■ **DATASET EXCERPT**:

━━━━━━━━━━━━━━━━

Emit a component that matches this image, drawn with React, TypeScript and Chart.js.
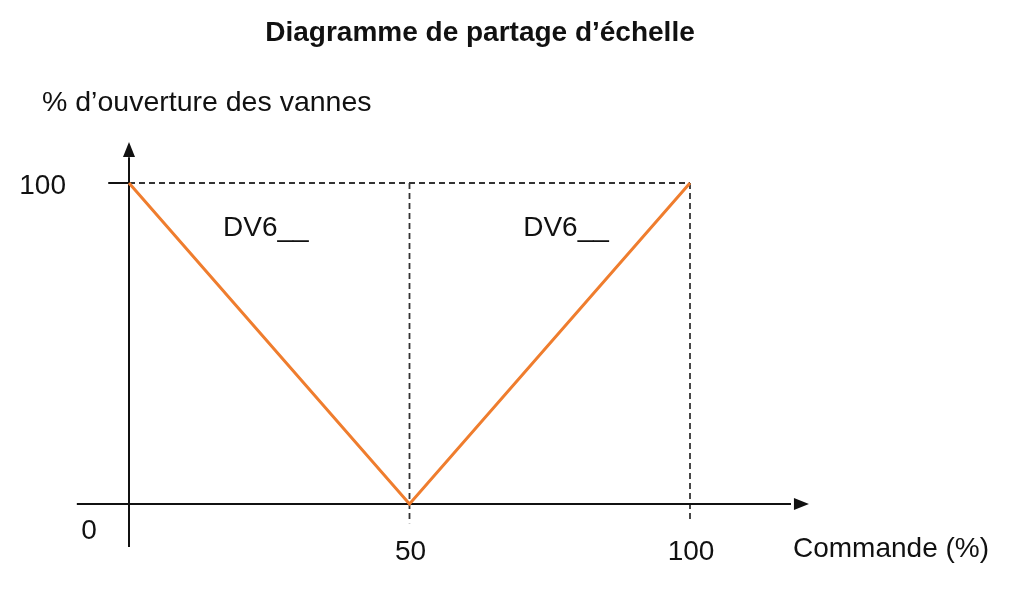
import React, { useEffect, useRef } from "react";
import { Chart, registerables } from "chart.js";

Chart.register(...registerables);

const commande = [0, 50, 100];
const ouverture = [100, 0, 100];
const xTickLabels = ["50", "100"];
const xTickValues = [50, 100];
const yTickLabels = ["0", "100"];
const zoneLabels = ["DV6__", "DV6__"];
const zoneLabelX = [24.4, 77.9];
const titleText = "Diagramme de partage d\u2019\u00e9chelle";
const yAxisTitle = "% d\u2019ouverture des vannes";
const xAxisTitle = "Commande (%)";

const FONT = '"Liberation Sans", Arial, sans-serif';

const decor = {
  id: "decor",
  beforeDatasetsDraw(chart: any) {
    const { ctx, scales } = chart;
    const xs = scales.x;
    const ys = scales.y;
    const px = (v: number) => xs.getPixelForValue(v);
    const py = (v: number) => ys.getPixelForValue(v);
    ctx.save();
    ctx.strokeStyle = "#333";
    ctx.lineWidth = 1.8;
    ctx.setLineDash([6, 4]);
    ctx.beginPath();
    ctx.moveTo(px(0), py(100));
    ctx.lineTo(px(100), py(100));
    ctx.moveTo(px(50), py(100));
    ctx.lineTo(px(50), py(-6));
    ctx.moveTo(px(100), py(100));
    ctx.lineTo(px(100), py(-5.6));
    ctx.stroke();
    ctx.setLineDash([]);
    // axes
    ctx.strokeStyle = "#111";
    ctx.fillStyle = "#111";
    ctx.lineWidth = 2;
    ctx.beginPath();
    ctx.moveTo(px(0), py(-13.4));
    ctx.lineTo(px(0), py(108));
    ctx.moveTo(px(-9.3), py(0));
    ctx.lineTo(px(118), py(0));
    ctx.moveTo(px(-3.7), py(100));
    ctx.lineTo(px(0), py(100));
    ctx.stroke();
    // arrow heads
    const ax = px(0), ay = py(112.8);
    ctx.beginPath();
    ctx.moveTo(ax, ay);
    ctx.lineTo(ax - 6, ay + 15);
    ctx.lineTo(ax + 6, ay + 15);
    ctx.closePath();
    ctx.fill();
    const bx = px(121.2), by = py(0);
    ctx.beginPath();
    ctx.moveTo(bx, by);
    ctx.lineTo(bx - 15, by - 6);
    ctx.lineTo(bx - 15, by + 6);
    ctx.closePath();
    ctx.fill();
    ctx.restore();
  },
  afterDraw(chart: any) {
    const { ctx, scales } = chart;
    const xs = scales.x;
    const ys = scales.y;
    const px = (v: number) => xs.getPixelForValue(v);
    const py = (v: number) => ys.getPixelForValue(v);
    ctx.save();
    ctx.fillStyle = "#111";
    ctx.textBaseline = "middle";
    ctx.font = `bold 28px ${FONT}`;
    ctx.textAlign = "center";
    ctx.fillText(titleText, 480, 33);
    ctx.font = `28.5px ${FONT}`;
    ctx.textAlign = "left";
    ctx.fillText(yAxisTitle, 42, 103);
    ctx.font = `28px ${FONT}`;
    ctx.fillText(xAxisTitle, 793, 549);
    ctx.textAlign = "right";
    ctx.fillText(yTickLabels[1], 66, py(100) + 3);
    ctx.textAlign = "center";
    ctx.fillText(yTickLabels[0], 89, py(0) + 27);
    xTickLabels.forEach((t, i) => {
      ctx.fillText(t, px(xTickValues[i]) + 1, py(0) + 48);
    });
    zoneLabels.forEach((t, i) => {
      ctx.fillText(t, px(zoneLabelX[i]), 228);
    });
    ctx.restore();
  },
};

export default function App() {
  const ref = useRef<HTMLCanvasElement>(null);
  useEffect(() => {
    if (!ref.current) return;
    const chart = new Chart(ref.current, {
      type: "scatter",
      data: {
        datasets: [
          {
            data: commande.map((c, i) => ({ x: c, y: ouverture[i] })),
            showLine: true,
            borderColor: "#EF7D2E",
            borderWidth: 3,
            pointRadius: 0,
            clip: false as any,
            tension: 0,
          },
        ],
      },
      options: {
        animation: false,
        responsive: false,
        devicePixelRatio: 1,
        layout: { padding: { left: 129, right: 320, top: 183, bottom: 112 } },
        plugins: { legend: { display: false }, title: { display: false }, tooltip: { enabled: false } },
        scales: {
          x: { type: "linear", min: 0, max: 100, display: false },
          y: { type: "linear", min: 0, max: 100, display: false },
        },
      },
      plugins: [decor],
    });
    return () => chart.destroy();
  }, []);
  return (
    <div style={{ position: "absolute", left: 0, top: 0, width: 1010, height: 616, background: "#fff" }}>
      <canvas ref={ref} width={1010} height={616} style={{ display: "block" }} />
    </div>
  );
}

━━━━━━━━━━━━━━━━

■ **GIVEN EXERCISE**:
Do not include the images; transcribe the rest of the listing exactly.

■ **TASK RESPONSE**:
Emit a component that matches this image, drawn with React, TypeScript and Chart.js.
import React, { useEffect, useRef } from "react";
import { Chart, registerables } from "chart.js";

Chart.register(...registerables);

const commande = [0, 50, 100];
const ouverture = [100, 0, 100];
const xTickLabels = ["50", "100"];
const xTickValues = [50, 100];
const yTickLabels = ["0", "100"];
const zoneLabels = ["DV6__", "DV6__"];
const zoneLabelX = [24.4, 77.9];
const titleText = "Diagramme de partage d\u2019\u00e9chelle";
const yAxisTitle = "% d\u2019ouverture des vannes";
const xAxisTitle = "Commande (%)";

const FONT = '"Liberation Sans", Arial, sans-serif';

const decor = {
  id: "decor",
  beforeDatasetsDraw(chart: any) {
    const { ctx, scales } = chart;
    const xs = scales.x;
    const ys = scales.y;
    const px = (v: number) => xs.getPixelForValue(v);
    const py = (v: number) => ys.getPixelForValue(v);
    ctx.save();
    ctx.strokeStyle = "#333";
    ctx.lineWidth = 1.8;
    ctx.setLineDash([6, 4]);
    ctx.beginPath();
    ctx.moveTo(px(0), py(100));
    ctx.lineTo(px(100), py(100));
    ctx.moveTo(px(50), py(100));
    ctx.lineTo(px(50), py(-6));
    ctx.moveTo(px(100), py(100));
    ctx.lineTo(px(100), py(-5.6));
    ctx.stroke();
    ctx.setLineDash([]);
    // axes
    ctx.strokeStyle = "#111";
    ctx.fillStyle = "#111";
    ctx.lineWidth = 2;
    ctx.beginPath();
    ctx.moveTo(px(0), py(-13.4));
    ctx.lineTo(px(0), py(108));
    ctx.moveTo(px(-9.3), py(0));
    ctx.lineTo(px(118), py(0));
    ctx.moveTo(px(-3.7), py(100));
    ctx.lineTo(px(0), py(100));
    ctx.stroke();
    // arrow heads
    const ax = px(0), ay = py(112.8);
    ctx.beginPath();
    ctx.moveTo(ax, ay);
    ctx.lineTo(ax - 6, ay + 15);
    ctx.lineTo(ax + 6, ay + 15);
    ctx.closePath();
    ctx.fill();
    const bx = px(121.2), by = py(0);
    ctx.beginPath();
    ctx.moveTo(bx, by);
    ctx.lineTo(bx - 15, by - 6);
    ctx.lineTo(bx - 15, by + 6);
    ctx.closePath();
    ctx.fill();
    ctx.restore();
  },
  afterDraw(chart: any) {
    const { ctx, scales } = chart;
    const xs = scales.x;
    const ys = scales.y;
    const px = (v: number) => xs.getPixelForValue(v);
    const py = (v: number) => ys.getPixelForValue(v);
    ctx.save();
    ctx.fillStyle = "#111";
    ctx.textBaseline = "middle";
    ctx.font = `bold 28px ${FONT}`;
    ctx.textAlign = "center";
    ctx.fillText(titleText, 480, 33);
    ctx.font = `28.5px ${FONT}`;
    ctx.textAlign = "left";
    ctx.fillText(yAxisTitle, 42, 103);
    ctx.font = `28px ${FONT}`;
    ctx.fillText(xAxisTitle, 793, 549);
    ctx.textAlign = "right";
    ctx.fillText(yTickLabels[1], 66, py(100) + 3);
    ctx.textAlign = "center";
    ctx.fillText(yTickLabels[0], 89, py(0) + 27);
    xTickLabels.forEach((t, i) => {
      ctx.fillText(t, px(xTickValues[i]) + 1, py(0) + 48);
    });
    zoneLabels.forEach((t, i) => {
      ctx.fillText(t, px(zoneLabelX[i]), 228);
    });
    ctx.restore();
  },
};

export default function App() {
  const ref = useRef<HTMLCanvasElement>(null);
  useEffect(() => {
    if (!ref.current) return;
    const chart = new Chart(ref.current, {
      type: "scatter",
      data: {
        datasets: [
          {
            data: commande.map((c, i) => ({ x: c, y: ouverture[i] })),
            showLine: true,
            borderColor: "#EF7D2E",
            borderWidth: 3,
            pointRadius: 0,
            clip: false as any,
            tension: 0,
          },
        ],
      },
      options: {
        animation: false,
        responsive: false,
        devicePixelRatio: 1,
        layout: { padding: { left: 129, right: 320, top: 183, bottom: 112 } },
        plugins: { legend: { display: false }, title: { display: false }, tooltip: { enabled: false } },
        scales: {
          x: { type: "linear", min: 0, max: 100, display: false },
          y: { type: "linear", min: 0, max: 100, display: false },
        },
      },
      plugins: [decor],
    });
    return () => chart.destroy();
  }, []);
  return (
    <div style={{ position: "absolute", left: 0, top: 0, width: 1010, height: 616, background: "#fff" }}>
      <canvas ref={ref} width={1010} height={616} style={{ display: "block" }} />
    </div>
  );
}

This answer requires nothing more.